Monday May 19 2014

Uganda is not yet ready to regulate the pension sector

By Agaba Rugaba

I read with keen interest and watched in awe as Mr Morrison Rwakakamba, the presidential assistant on research and information, made arguments against the liberalisation of the pension sector in the Daily Monitor of May 9, and NTV Fourth Estate talk show on May 12 respectively. Chris Obore, a fellow panelist on the show, summed it up well when he referred to the arguments as a classic case of ideological anarchy prevalent in the NRM party and by extension the government. Though harsh on the surface, the scathing review by Obore may actually be the best description of the status quo in Uganda today on all matters economics, education, health, pensions, infrastructure development, social policy, etc.

For the last 20 or so years, social policy in Uganda has been structured to telling people that they need to bear market risks and fend for themselves. Having adopted the IMF and World Bank inspired Structural Adjustment Programmes in the 1980s, the Ugandan State pulled out of all sectors that are key to social protection such as housing, job creation, banking, healthcare, tourism, agriculture, etc. So, it is surprising that a State that has been absent from all these key facets of social policy, can now be expected to be the guarantor and overseer of the pension sector.

The URBS Act 2011 Article 5, Section 1(h) indicates promoting long-term capital development as one of its core functions! This is re-echoed by the Finance ministry’s press statement in the Daily Monitor of May 12. The key issue here is whether this long-term capital “freed up” by liberalisation of the pension sector, will be allocated to sectors and ventures that will spur “job-creation and economic growth”.

The prospects don’t indicate that this will be the case. For a long time, because of the unfettered financialisation, a lot of the long-term capital that would ideally be going into production of tangible goods and products needed for both domestic consumption and exportation has ended up in buying financial assets, such as government debt. None of these government securities are owned by local SACCOs or community cooperatives. They are majorly owned by offshore investors and banks! The pension funds will follow the same paradigm. The investment in financial assets such as fixed deposits, Treasury Bills and bonds has not generated benefits to the wider society. If you look at the banking sector, on average, 70 per cent of their asset portfolio comprises of the loan book and government securities. These assets are backed by customer deposits.

So, who are the banks lending to? According to the Bank of Uganda State of The Economy Report, March 2014, trade and commerce take the lion’s share of private sector credit. Trade and Commerce in Uganda deals primarily in importation of finished goods to sell off through wholesalers and retailers. Ideally, these banks and pension funds would be financial intermediaries, to collect spare cash (savings) in the economy and link it to the agricultural firms and industrial corporations to produce the goods we need. This would foster job creation, technology and skills transfers and generate foreign exchange by exporting to regional markets like DRC, Rwanda and South Sudan. But this is not happening.
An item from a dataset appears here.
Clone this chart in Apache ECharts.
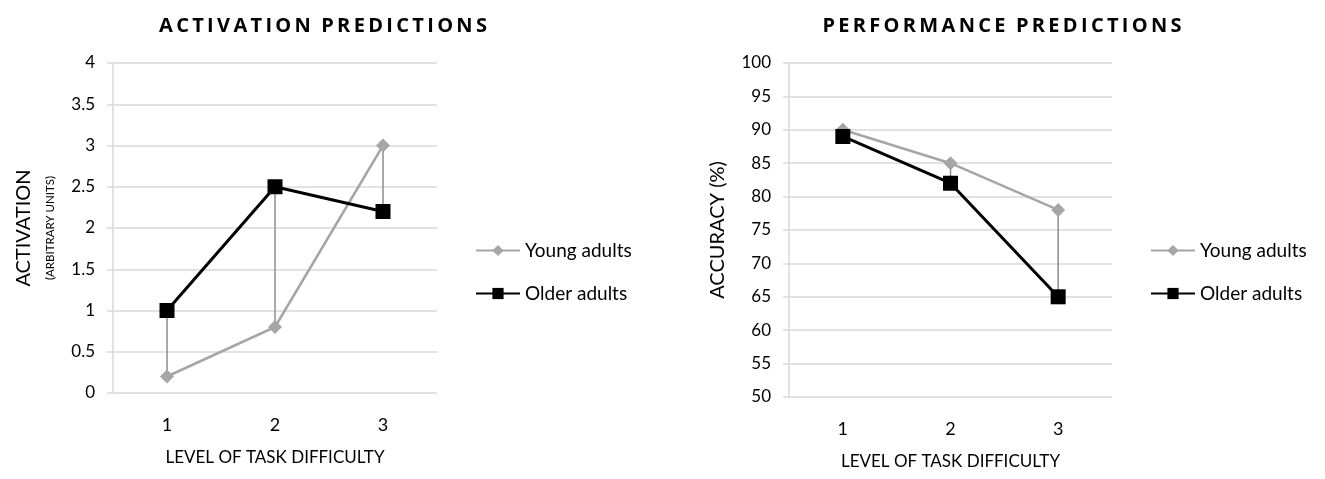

This requires social policy, industrial policy and a developmental state akin to the Ethiopia and China model. It requires a robust ideological conviction to make that choice on what approach to adopt. We have failed to regulate the banking sector into buttressing our agricultural and industrial sectors; we are surely not ready to regulate and marshal the pension sector into providing the required long-term capital to spur agriculture and industrialisation, which are integral to job creation for millions of our youth. Jobs are the most fundamental facet of social protection.